Cet amendement trace un chemin, il initie une dynamique, sans bouleverser le paysage institutionnel actuel. Pôle emploi a vocation à devenir à moyen terme l'opérateur de référence en matière d'emploi : des structures comme les missions locales et les Cap emploi doivent en devenir des émanations, tandis que le rôle des Plie et des maisons de l'emploi doit être évalué en toute objectivité pour déterminer au cas par cas leur plus-value. En outre, le Gouvernement devrait choisir un seul financeur public par type de structure, afin de supprimer les financements croisés devenus incompréhensibles. Les régions ont quant à elles un rôle à jouer pour mettre un terme à la « cacophonie » et au « capharnaüm » actuels, bousculer les habitudes et les inerties de certaines structures, et endosser la responsabilité politique des actions menées sur leur territoire. Trop d'énergie est dépensée pour coordonner les acteurs de la politique de l'emploi, au détriment des demandeurs d'emploi et des entreprises.

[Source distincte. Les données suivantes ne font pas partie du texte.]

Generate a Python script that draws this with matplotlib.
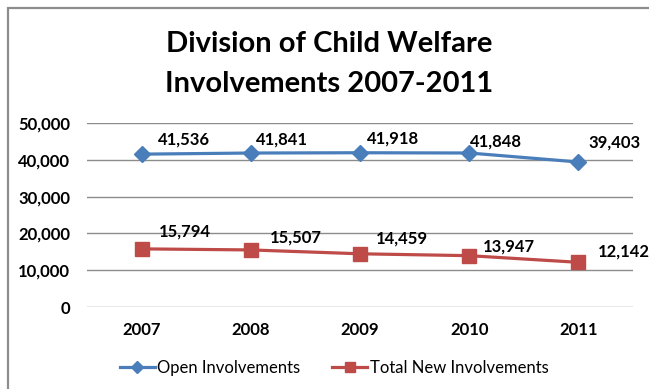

J'estime enfin nécessaire d'aller plus loin dans la réflexion autour de l'accompagnement social vers l'emploi. Nous devons absolument replacer l'individu au centre de politiques d'accompagnement globales sans se soucier de savoir si le demandeur d'emploi bénéficie ou non du revenu de solidarité active (RSA). Les actions d'insertion demeureront de la compétence du conseil général, comme aujourd'hui à travers le pacte territorial pour l'insertion (PTI), mais il faudra mieux les articuler avec les missions du Crefop, afin de conforter son rôle d'ensemblier des politiques de l'emploi au sens large à l'échelon régional.